A solitary incident?

The AP reports on a September 10 raid on the Bedouin village of Habbariyah in western Iraq. In a dawn operation, the US Special Operations troops, swept down on the village, arresting and detaining 79 men and boys — nearly the entire male population of the village. Now, 6 weeks later, only 2 of the men have been released.

The U.S.-appointed mayor of Habbariyah and its deputy police chief believe the Americans rounded up so many men and boys to punish the village because of suspicions it maintains contact with desert smugglers or infiltrators from across the border, 80 miles away.

Of course, the military will neither confirm nor deny, and the remoteness of the village left the world in the dark about these events until last week, when

Misha’al Khalaf, an 11-year-old from the nearby village of Kasra, complained about detentions there. The day after the raid on Habbariyah, U.S. forces came to Kasra and took nine people into custody, including two of Khalaf’s brothers.

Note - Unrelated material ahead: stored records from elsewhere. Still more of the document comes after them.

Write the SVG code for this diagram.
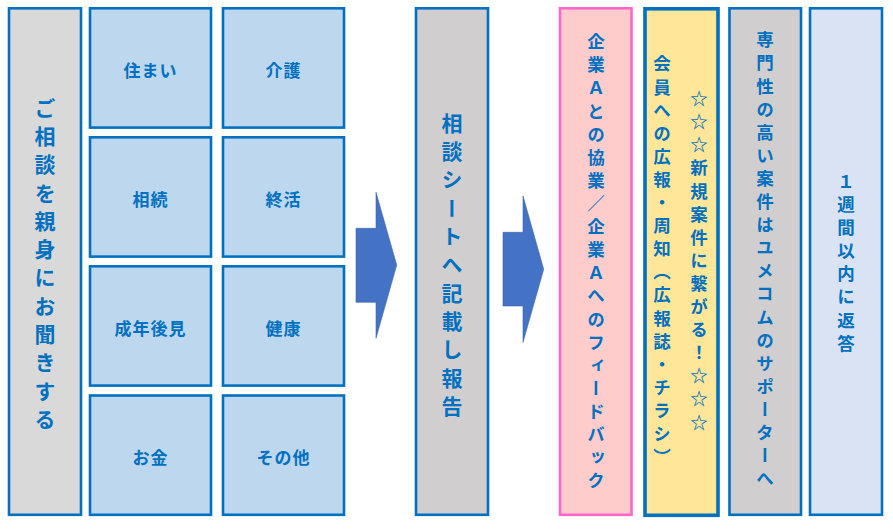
<svg xmlns="http://www.w3.org/2000/svg" width="893" height="529" viewBox="0 0 893 529">
<defs>
<style>
.box{stroke:#0070C0;stroke-width:2.6}
.gray1{fill:#D9D9D9}
.gray2{fill:#D0CECE}
.blue{fill:#BDD7EE}
.pink{fill:#FFCCCC;stroke:#FF66CC;stroke-width:2.6}
.yellow{fill:#FFE699;stroke:#0070C0;stroke-width:3.6}
.light{fill:#DAE3F3}
text{font-family:"Noto Sans CJK JP","Noto Sans",sans-serif;font-weight:bold;fill:#0070C0}
.h{font-size:17px;text-anchor:middle;dominant-baseline:central;letter-spacing:1px}
.vl{font-size:21px;writing-mode:vertical-rl;text-anchor:middle;letter-spacing:7.3px}
.vs{font-size:17.5px;writing-mode:vertical-rl;text-anchor:middle;letter-spacing:5.6px}
.arrow{fill:#4472C4;stroke:#3B64AD;stroke-width:0.6}
</style>
</defs>
<rect width="893" height="529" fill="#FFFFFF"/>
<g id="node-listen">
<rect class="box gray1" x="9" y="8.3" width="72" height="506.5"/>
<text class="vl" x="45" y="267">ご相談を親身にお聞きする</text>
</g>
<g id="node-sumai"><rect class="box blue" x="90" y="8.3" width="121" height="119.3"/><text class="h" x="150.5" y="69">住まい</text></g>
<g id="node-kaigo"><rect class="box blue" x="223" y="8.3" width="121" height="119.3"/><text class="h" x="283.5" y="69">介護</text></g>
<g id="node-souzoku"><rect class="box blue" x="90" y="137.3" width="121" height="119.3"/><text class="h" x="150.5" y="198">相続</text></g>
<g id="node-shukatsu"><rect class="box blue" x="223" y="137.3" width="121" height="119.3"/><text class="h" x="283.5" y="198">終活</text></g>
<g id="node-kouken"><rect class="box blue" x="90" y="266.3" width="121" height="119.3"/><text class="h" x="150.5" y="327">成年後見</text></g>
<g id="node-kenkou"><rect class="box blue" x="223" y="266.3" width="121" height="119.3"/><text class="h" x="283.5" y="327">健康</text></g>
<g id="node-okane"><rect class="box blue" x="90" y="395.5" width="121" height="119.3"/><text class="h" x="150.5" y="456">お金</text></g>
<g id="node-sonota"><rect class="box blue" x="223" y="395.5" width="121" height="119.3"/><text class="h" x="283.5" y="456">その他</text></g>
<g id="node-sheet">
<rect class="box gray2" x="416" y="8.3" width="72" height="506.5"/>
<text class="vl" x="452" y="268">相談シートへ記載し報告</text>
</g>
<g id="node-kigyoA">
<rect class="pink" x="560" y="8.3" width="71.5" height="506.5"/>
<text class="vs" x="596" y="264">企業Ａとの協業／企業Ａへのフィードバック</text>
</g>
<g id="node-kouhou">
<rect class="yellow" x="645" y="8.8" width="73" height="506.5"/>
<text class="vs" x="699" y="263">☆☆☆新規案件に繋がる！☆☆☆</text>
<text class="vs" x="662" y="263">会員への広報・周知（広報誌・チラシ）</text>
</g>
<g id="node-supporter">
<rect class="box gray2" x="729.5" y="8.3" width="71.5" height="506.5"/>
<text class="vs" x="765" y="262">専門性の高い案件はユメコムのサポーターへ</text>
</g>
<g id="node-reply">
<rect class="box light" x="810" y="8.3" width="72" height="506.5"/>
<text class="vs" x="846" y="265">１週間以内に返答</text>
</g>
<g id="connectors">
<path class="arrow" d="M356,228.3 H376 V192.3 L396.7,265 L376,338.3 V302.3 H356 Z"/>
<path class="arrow" d="M503,232.3 H523 V196 L543.7,269.3 L523,342.3 V306 H503 Z"/>
</g>
</svg>
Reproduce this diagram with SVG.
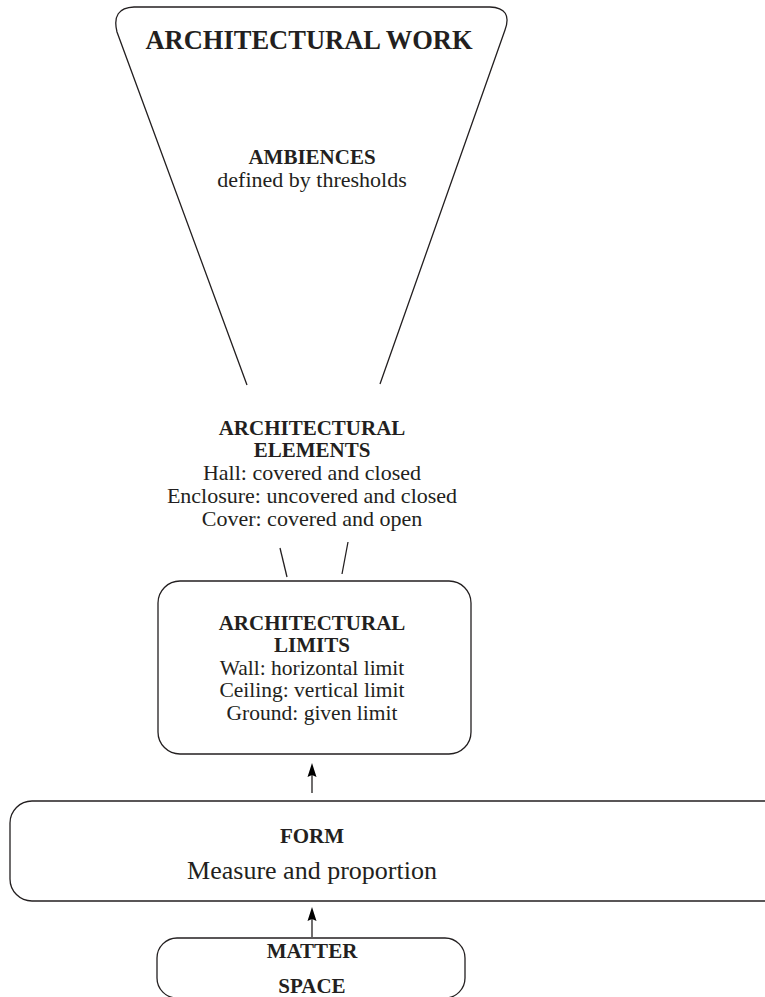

Is it possible that the entire male population of a town — people ranging in age from 13-81 — is involved in activities worthy of imprisonment? Or is this another example of the prohibited practice of “collective punishment”? Earlier this month, the Independent/UK reported that US troops were bulldozing Iraqi family farms and groves of fruit trees in retribution for the farmers’ refusal to inform on the resistance.

If these men have committed crimes, then they should be charged and tried. If there is not enough evidence to charge the entire village, then the men should be released and returned to their homes. Even if it cannot be determined which of these men may have been aiding “evil-doers”, detaining them all puts our side — the good guys — in direct contravention of Article 33 of the 4th Geneva Conventions, which states:

No protected person may be punished for an offence he or she has not personally committed. Collective penalties and likewise all measures of intimidation or of terrorism are prohibited.

This report exposes an abuse occurring in two villages. How many more have we not yet heard about?